US President Joe Biden must restrict the "illegal" shipment of weapons to Israel, several Democratic lawmakers have said.
"So long as Israel continues to restrict the entry of humanitarian aid into Gaza, the continued provision of US security assistance to Israel would constitute a violation of existing US law and must be restricted," the lawmakers said in a letter to Biden, Haaretz reported on Sunday.
They pointed to the "catastrophic and devolving" humanitarian situation in Gaza and urged the president to enforce the Humanitarian Aid Corridor Act.
The letter emphasized that Israel is “ineligible to receive continued US weapons under Section 620I" as it continues to restrict the delivery of humanitarian aid to the Palestinian people in Gaza.
"As the situation in Gaza continues to deteriorate, Congress and the White House need to make clear to Israel that we will enforce US law to protect Palestinian children from starvation in Gaza," one of the letter's signers, Congressman Joaquin Castro, told Haaretz.
Earlier this month, an independent and seven Democratic senators also sent a letter to Biden urging him to stop arming Israel as the regime continues efforts to block humanitarian aid to the Palestinians in the besieged Gaza Strip.

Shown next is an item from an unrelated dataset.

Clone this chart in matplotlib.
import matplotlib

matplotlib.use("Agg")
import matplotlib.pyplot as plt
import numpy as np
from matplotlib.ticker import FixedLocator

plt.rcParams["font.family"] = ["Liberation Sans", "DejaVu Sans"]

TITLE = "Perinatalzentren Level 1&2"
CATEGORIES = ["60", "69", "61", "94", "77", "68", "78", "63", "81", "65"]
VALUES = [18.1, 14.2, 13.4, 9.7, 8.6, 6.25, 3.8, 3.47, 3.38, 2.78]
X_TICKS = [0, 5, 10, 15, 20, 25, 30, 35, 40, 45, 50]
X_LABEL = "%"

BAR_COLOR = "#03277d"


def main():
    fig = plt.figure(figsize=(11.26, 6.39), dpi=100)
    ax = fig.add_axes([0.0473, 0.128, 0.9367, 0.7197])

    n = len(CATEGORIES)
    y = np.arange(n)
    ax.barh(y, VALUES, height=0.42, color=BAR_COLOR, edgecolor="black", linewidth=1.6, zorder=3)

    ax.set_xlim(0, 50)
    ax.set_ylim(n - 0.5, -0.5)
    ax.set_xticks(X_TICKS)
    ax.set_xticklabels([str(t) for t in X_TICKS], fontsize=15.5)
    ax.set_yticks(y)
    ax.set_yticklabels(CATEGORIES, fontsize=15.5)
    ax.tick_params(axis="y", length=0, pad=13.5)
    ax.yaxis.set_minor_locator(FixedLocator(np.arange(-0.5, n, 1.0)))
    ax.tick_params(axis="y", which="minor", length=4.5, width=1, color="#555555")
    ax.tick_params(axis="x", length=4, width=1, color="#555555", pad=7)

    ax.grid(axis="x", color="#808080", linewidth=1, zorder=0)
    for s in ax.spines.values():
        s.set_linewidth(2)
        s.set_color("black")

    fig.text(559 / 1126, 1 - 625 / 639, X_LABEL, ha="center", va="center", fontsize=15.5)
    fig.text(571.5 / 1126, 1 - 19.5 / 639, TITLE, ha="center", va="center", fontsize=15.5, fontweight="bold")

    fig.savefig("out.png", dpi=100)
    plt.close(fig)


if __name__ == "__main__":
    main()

They also cited this same law and warned Biden that he must require Israeli prime minister Benjamin Netanyahu to stop restricting humanitarian aid access or forfeit US military aid to Tel Aviv.
Following a visit to the Gaza border in January, Senator Chris Van Hollen, a Democrat from Maryland, said he saw clear evidence that Israeli actions violated the law.

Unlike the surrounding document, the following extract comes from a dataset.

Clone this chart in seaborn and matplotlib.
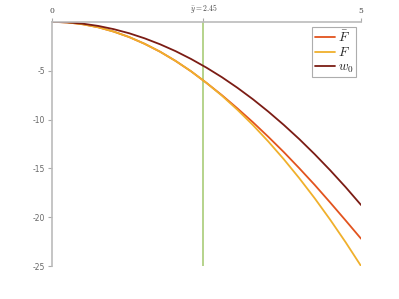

The law is "clearly triggered by the facts on the ground in Gaza, where we now have kids who have literally died of starvation, and hundreds of thousands of people on the verge of starvation, with 4 out of the 5 hungriest people in the world today in Gaza," he added.
A recent report has revealed that the United States has quietly authorized over 100 separate weapons sales to Israel since the start of the Gaza war in early October, despite mounting alarm over the occupying regime’s genocidal campaign against the besieged territory.
The Biden administration bypassed Congress to initiate $106 million in sales of tank ammunition as well as $147.5 million of components needed to make 155 mm shells.
However, the 100 other weapons transfers were processed without any public debate because each fell under a specific dollar amount that required the executive branch to individually notify Congress.
Since the start of Israel's aggression in October 2023, the Tel Aviv regime has killed at least 32,226 Palestinians, most of them women and children, and injured another 74,518 individuals.